The Richmond Beach garage sale is usually a quiet community event, but this year it has two political camps fighting for the future of Shoreline.
Beth O’Neil, a long-time garage-sale maven turned political activist, is using her garage sale to raise money for the open-meetings lawsuit against Shoreline Mayor Bob Ransom, Deputy Mayor Maggie Fimia, Councilwoman Janet Way and former Councilman John Chang.
Near O’Neill’s Richmond Beach home, 32nd Legislative District Democratic Chairwoman Lila Smith has invited other party activists to an event at the house she owns. It’s the one that has brought protests from neighbors over an apartment above the garage that they say hurts the neighborhood.
While O’Neill admits that her purpose is to raise money for the open-meetings suit, Smith, who has endorsed Fimia for re-election, claims no political purpose to her sale.

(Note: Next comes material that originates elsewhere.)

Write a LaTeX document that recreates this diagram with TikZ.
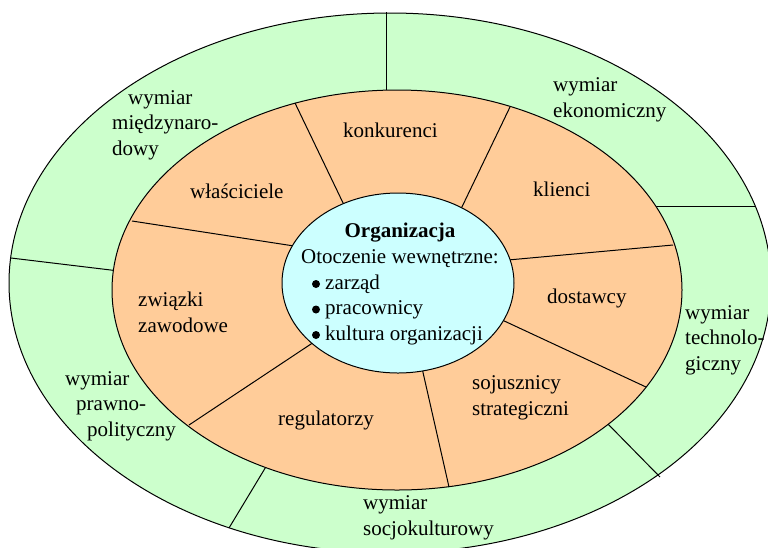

A referendum on the state frog
Do we really need a state frog? If we don’t act by July 21, the Pacific chorus frog will become Washington’s official state amphibian.
It’s time to put a stop to this nonsense.
The frog bill passed the House 90-3 and the Senate 44-0.
Students at an Olympia elementary school wrote the bill, their local representatives introduced it, colleagues who might want help on other legislation approved it, and the governor, who didn’t want to make enemies over an issue of little substance, signed it.
So, it’s time for voters to act. We need to teach the kids another political lesson by collecting signatures for a referendum on the frog bill. You can learn how at the State elections web site (www.secstate.wa.gov/elections). Once you get a ballot title, you need to gather 112,440 signatures by July 21 – 90 days after the close of the legislative session.
This would not only put the law on the November ballot but it would suspend the law until the election.
We’ve just added the state frog, a state onion and a state ship to the state marine mammal, the state dance, the state tartan, the state grass and the state insect.
That ship has sailed
I wrote in April that the Legislature had given us a second State ship — the Lady Washington of Aberdeen.
Some records show that a container ship called the President Washington got that designation in 1983, but Darlene Fairley, chairwoman of the State Senate government operations committee, tells me that the naming of the President Washington was unofficial because the House floor resolution recognizing it never became law and that it lost whatever status it had when a Honolulu company bought it and changed its name.